The dark beauty of Big Bad Wolves is that, considering how familiar that plot synopsis no doubt sounds, nothing happens predictably, or even safely. Keshales and Papushado cleverly blur the lines between good and evil, treating the prime suspect as more of a victim than his sadistic, law-breaking abusers, though they don't spell out whether Dror is innocent or if he's indeed a serial child murderer. The closer Big Bad Wolves gets to its downbeat yet fully earned conclusion, the more difficult it is to form an allegiance to any one character. And that's exactly what the filmmakers want the viewer to do, too, giving all three of the main protagonists unique, fleshed-out personalities.
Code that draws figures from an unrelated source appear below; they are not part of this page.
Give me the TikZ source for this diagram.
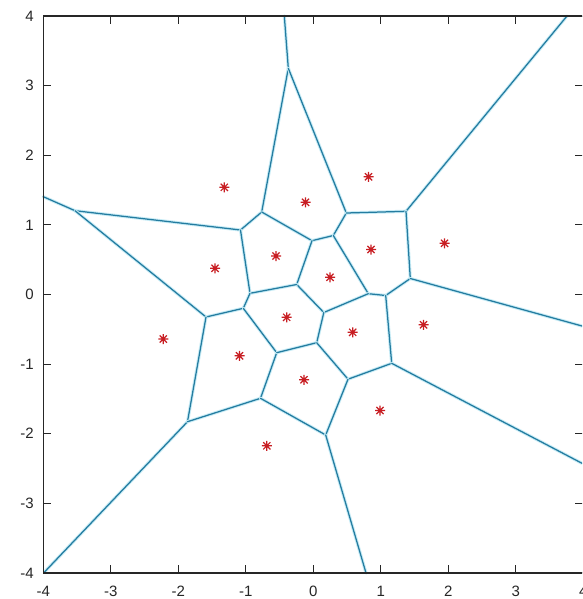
\documentclass[tikz,border=0pt]{standalone}
\usepackage{fontspec}
\setmainfont{Liberation Sans}
\definecolor{vorc}{RGB}{36,124,160}
\definecolor{haloc}{RGB}{200,236,246}
\definecolor{mkc}{RGB}{200,30,35}
\tikzset{
  vorline/.style={draw=vorc,line width=1.25pt,line cap=round,line join=round,
    preaction={draw=haloc,line width=3.2pt,line cap=round}},
  frameline/.style={draw=black!85,line width=1.2pt},
  tickline/.style={draw=black!85,line width=1.1pt},
  ticklab/.style={font=\fontsize{15}{16}\selectfont,text=black!85,inner sep=0pt},
  ast/.pic={\draw[mkc,line width=1.15pt] (-5,0)--(5,0) (0,-5)--(0,5)
     (-3.6,-3.6)--(3.6,3.6) (-3.6,3.6)--(3.6,-3.6);}
}
\begin{document}
\begin{tikzpicture}[x=1pt,y=-1pt]
\useasboundingbox[fill=white] (0,0) rectangle (582,599);
\clip (0,0) rectangle (582,599);
% Voronoi vertices
\coordinate (X) at (288.3,68.3);
\coordinate (A) at (261.7,212);
\coordinate (B) at (240.5,230);
\coordinate (C) at (312,240.7);
\coordinate (D) at (333.3,235.5);
\coordinate (E) at (346.3,213);
\coordinate (F) at (406,211.3);
\coordinate (G) at (410.3,278.5);
\coordinate (H) at (385.7,295.5);
\coordinate (I) at (368.3,293.7);
\coordinate (J) at (323.8,312.5);
\coordinate (K) at (296.7,284.5);
\coordinate (L) at (250,293.3);
\coordinate (M) at (243.3,308.3);
\coordinate (N) at (206,317);
\coordinate (O) at (316.7,342.7);
\coordinate (P) at (276.7,352.7);
\coordinate (Q) at (391.7,363.3);
\coordinate (R) at (348,379.2);
\coordinate (S) at (260.5,398.3);
\coordinate (T) at (187.5,421.7);
\coordinate (U) at (325.7,435);
\coordinate (V) at (75,210.7);
% free ends
\coordinate (eTop) at (284.3,16);
\coordinate (eTopR) at (567,16);
\coordinate (eLeft) at (43.3,196.7);
\coordinate (eCorner) at (44.5,572);
\coordinate (eRight1) at (582,326);
\coordinate (eRight2) at (582,463.3);
\coordinate (eBottom) at (366,573);
% edges
\foreach \a/\b in {X/eTop,X/A,X/E,A/B,A/C,B/V,B/L,V/eLeft,V/N,C/D,C/K,D/E,D/I,
  E/F,F/eTopR,F/G,G/H,G/eRight1,H/I,H/Q,I/J,J/K,J/O,K/L,L/M,M/N,M/P,N/T,
  T/eCorner,T/S,S/P,S/U,P/O,O/R,R/Q,R/U,Q/eRight2,U/eBottom}
  \draw[vorline] (\a) -- (\b);
% generator points
\foreach \n/\x/\y in {1/224.3/187.3,2/305.5/202.3,3/368.5/176.8,4/444.5/243.3,
  5/215/268.3,6/276/256,7/371/249.5,8/330/277.3,9/163.3/339,10/286.7/317.3,
  11/352.7/332.3,12/423.5/324.8,13/239.5/355.8,14/304/379.8,15/380/410.5,16/266.8/445.8}
  { \coordinate (p\n) at (\x,\y); \pic at (p\n) {ast}; }
% frame
\draw[frameline] (43.3,16.1) rectangle (583.3,572.9);
% ticks and labels
\foreach \k/\lab in {-4/-4,-3/-3,-2/-2,-1/-1,0/0,1/1,2/2,3/3,4/4}{
  \pgfmathsetmacro{\px}{313.3+67.5*\k}
  \pgfmathsetmacro{\py}{294.5-69.6*\k}
  \draw[tickline] (\px,572.9) -- (\px,564.9);
  \draw[tickline] (\px,16.1) -- (\px,24.1);
  \draw[tickline] (43.3,\py) -- (51.3,\py);
  \draw[tickline] (583.3,\py) -- (575.3,\py);
  \node[ticklab,anchor=center] (xl\k) at (\px,591) {\lab};
  \node[ticklab,anchor=east] (yl\k) at (34,\py) {\lab};
}
\end{tikzpicture}
\end{document}
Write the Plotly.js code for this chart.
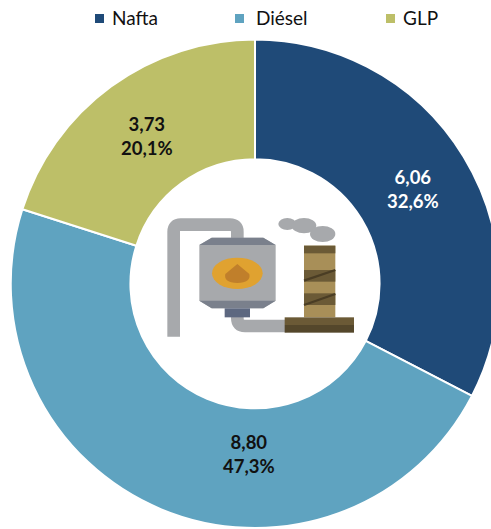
<!DOCTYPE html>
<html><head><meta charset="utf-8">
<script src="https://cdn.plot.ly/plotly-3.0.1.min.js"></script>
<style>html,body{margin:0;padding:0;background:#fff;overflow:hidden;width:491px;height:529px}</style>
</head><body><div id="chart"></div>
<script>
const categories = ["Nafta", "Diésel", "GLP"];
const values = [6.06, 8.80, 3.73];
const shares = ["32,6%", "47,3%", "20,1%"];
const colors = ["#1f4a78", "#5fa3c0", "#bdbf68"];
const labelColors = ["#ffffff", "#111111", "#111111"];
const labelPos = [[413, 189], [249, 454], [147, 136]];
const legendPos = [[99, 110], [239, 254], [390, 401]];

const W = 510, H = 529;
const fx = x => x / W, fy = y => 1 - y / H;

const icon = `<svg xmlns="http://www.w3.org/2000/svg" width="660" height="480" viewBox="0 0 660 480">
<g fill="none" stroke="#a7a9ac" stroke-width="38">
<path d="M71 440V125Q71 104 92 104H240Q262 104 262 125V150"/>
<path d="M262 375V385Q262 408 285 408H410"/></g>
<path d="M148 165L185 143H340L377 165V332L340 355H185L148 332Z" fill="#a7a9ac"/>
<path d="M148 165L185 143H340L377 165Z" fill="#7a808c"/>
<path d="M148 332H377L340 355H185Z" fill="#7a808c"/>
<ellipse cx="262" cy="250" rx="76" ry="47" fill="#e0a230"/>
<path d="M262 222L226 252Q220 278 262 279Q304 278 298 252Z" fill="#c07f2b"/>
<rect x="224" y="355" width="76" height="27" fill="#5d6880"/>
<rect x="462" y="167" width="94" height="215" fill="#a88f58"/>
<rect x="462" y="167" width="94" height="23" fill="#6b5a36"/>
<rect x="462" y="240" width="94" height="35" fill="#6b5a36"/>
<rect x="462" y="310" width="94" height="35" fill="#6b5a36"/>
<path d="M462 272L556 240M462 345L556 312" stroke="#4a3d24" stroke-width="7"/>
<rect x="404" y="382" width="208" height="23" fill="#6b5a36"/>
<rect x="404" y="405" width="208" height="23" fill="#54472b"/>
<ellipse cx="412" cy="102" rx="27" ry="18" fill="#a7a9ac"/>
<ellipse cx="462" cy="107" rx="37" ry="23" fill="#a7a9ac"/>
<ellipse cx="518" cy="132" rx="38" ry="24" fill="#a7a9ac"/>
</svg>`;

const annotations = [], shapes = [];
categories.forEach((c, i) => {
  annotations.push({
    xref: "paper", yref: "paper", x: fx(labelPos[i][0]), y: fy(labelPos[i][1]),
    text: `<b>${values[i].toFixed(2).replace(".", ",")}<br>${shares[i]}</b>`,
    showarrow: false, align: "center", xanchor: "center", yanchor: "middle",
    font: {family: "Lato, sans-serif", size: 18.5, color: labelColors[i]}
  });
  annotations.push({
    xref: "paper", yref: "paper", x: fx(legendPos[i][1]), y: fy(18),
    text: c, showarrow: false, xanchor: "left", yanchor: "middle",
    font: {family: "Lato, sans-serif", size: 19, color: "#111111"}
  });
  shapes.push({
    type: "rect", xref: "paper", yref: "paper", line: {width: 0}, fillcolor: colors[i],
    x0: fx(legendPos[i][0] - 4), x1: fx(legendPos[i][0] + 5), y0: fy(14), y1: fy(23)
  });
});

Plotly.newPlot("chart", [{
  type: "pie",
  labels: categories,
  values: values,
  hole: 0.51,
  sort: false,
  direction: "clockwise",
  rotation: 0,
  textinfo: "none",
  marker: {colors: colors, line: {color: "#ffffff", width: 2}},
  domain: {x: [0, 1], y: [fy(528), fy(39.5)]}
}], {
  width: W, height: H,
  margin: {l: 0, r: 0, t: 0, b: 0},
  showlegend: false,
  paper_bgcolor: "#ffffff",
  annotations, shapes,
  images: [{
    source: "data:image/svg+xml;charset=utf-8," + encodeURIComponent(icon),
    xref: "paper", yref: "paper", x: fx(150), y: fy(190),
    sizex: 220 / W, sizey: 160 / H, xanchor: "left", yanchor: "top",
    sizing: "stretch", layer: "above"
  }]
}, {staticPlot: true});
</script></body></html>
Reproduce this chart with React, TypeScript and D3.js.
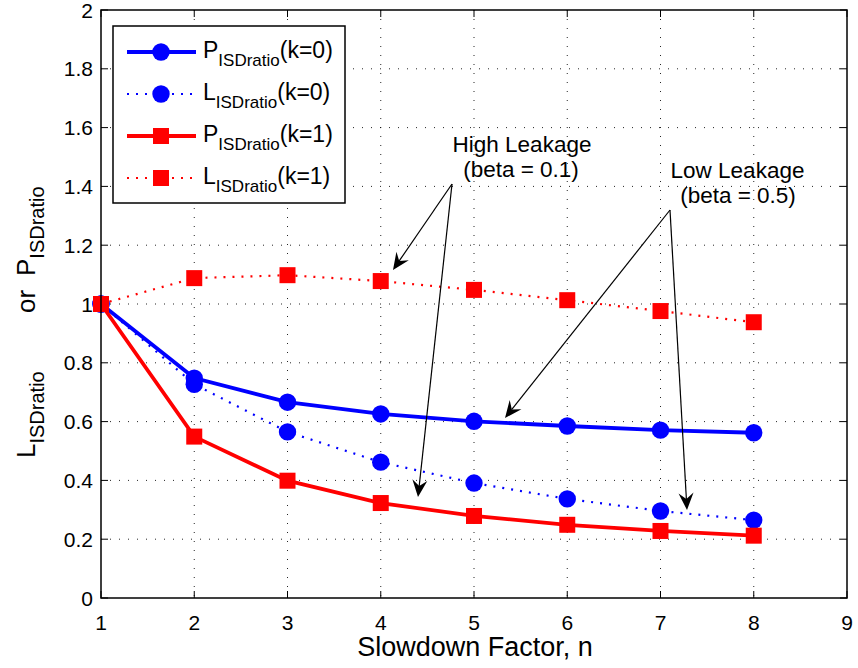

The torturers can't bash a single finger in without fielding annoying phone calls from their pesky wives; an unexpected guest, related to one of the men, who stops by and gets his own bloodthirsty jollies off is proficient in both maiming and comedic timing.

Keshales and Papushado pull off a difficult tightrope act here, teetering back and forth tonally from comedy to thriller and psychological horror. Big Bad Wolves is all of those without ever tipping its scale toward any particular style—it's the slickest and most entertaining serial killer film since Kim Jee-woon's 2011 gem I Saw the Devil, and a film that deserves to be seen on wide scale.